Joining the top Cardinal as a finalist is Johnny Hooper, who plays for Cal, Stanford’s biggest rival. The dynamic senior attacker scored an impressive 49 goals in just 15 games to finish up his Golden Bear career with 245, good for second all-time in Cal history. Hooper has an NCAA title to his credit—in 2016—and registered 39 thefts this season, making him number one in program history for steals.

A win by Hooper would make it back-to-back Golden Bears; Luca Cupido was the 2018 Cutino Award winner.

[Cupido and Longan Capture 2018 Cutino Awards at The Olympic Club]

Completing the trio is UCLA’s Alex Wolf, who has established himself as the country’s second-best goalie after McQuin Baron, the 2017 Cutino winner, and may end up competing with the former Trojan for the top spot on the country’s best squad—the U.S. men’s Olympic team.

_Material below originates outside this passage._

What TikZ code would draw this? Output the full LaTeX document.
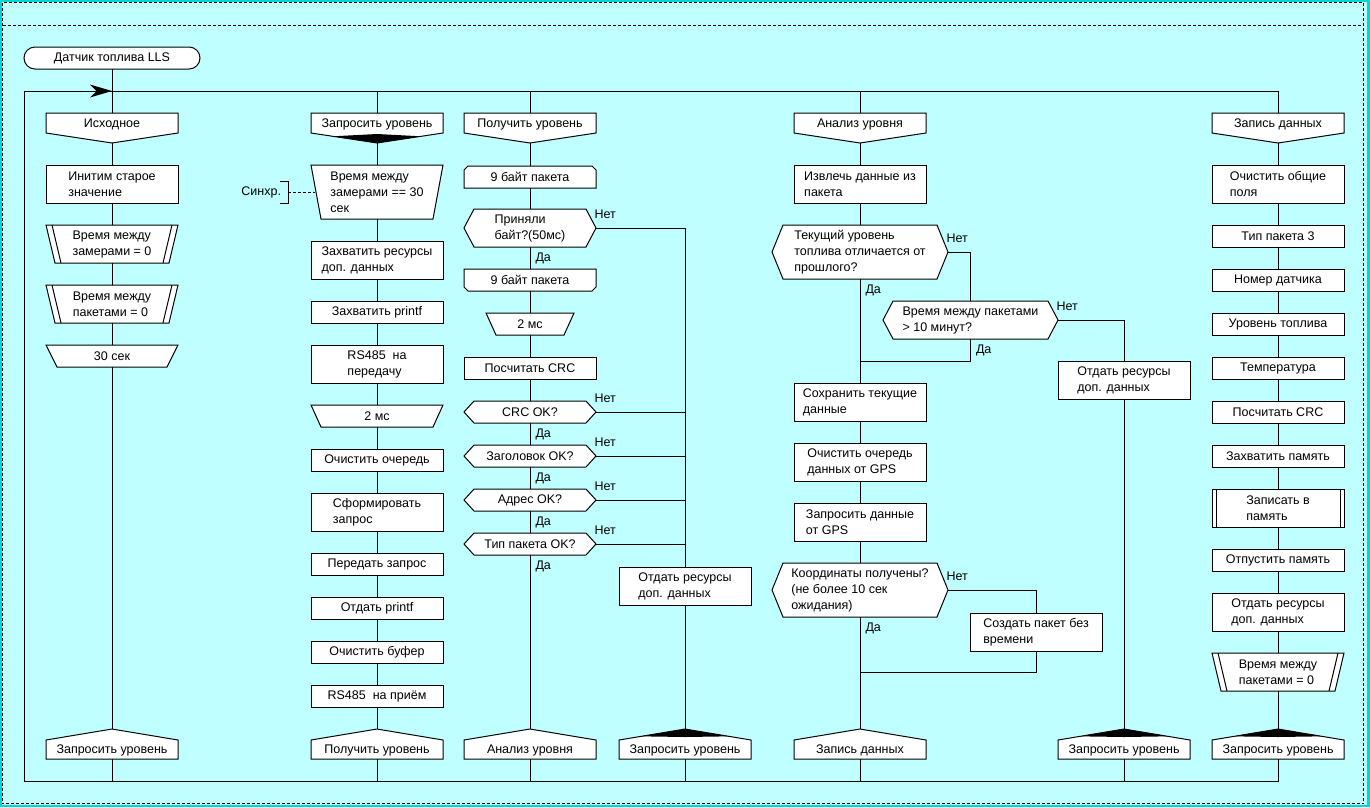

After backstopping the Bruins to the 2017 NCAA title—and capturing MVP finals honors—Wolf registered 179 saves in 2018 and positioned UCLA for a return to the national title match. He made 16 saves in a semifinal match against USC, but it was one he couldn’t stop—a shot by Sam Slobodian with five seconds remaining—that proved to be the difference in an 8-7 Trojan victory, a prelude to a USC national championship title.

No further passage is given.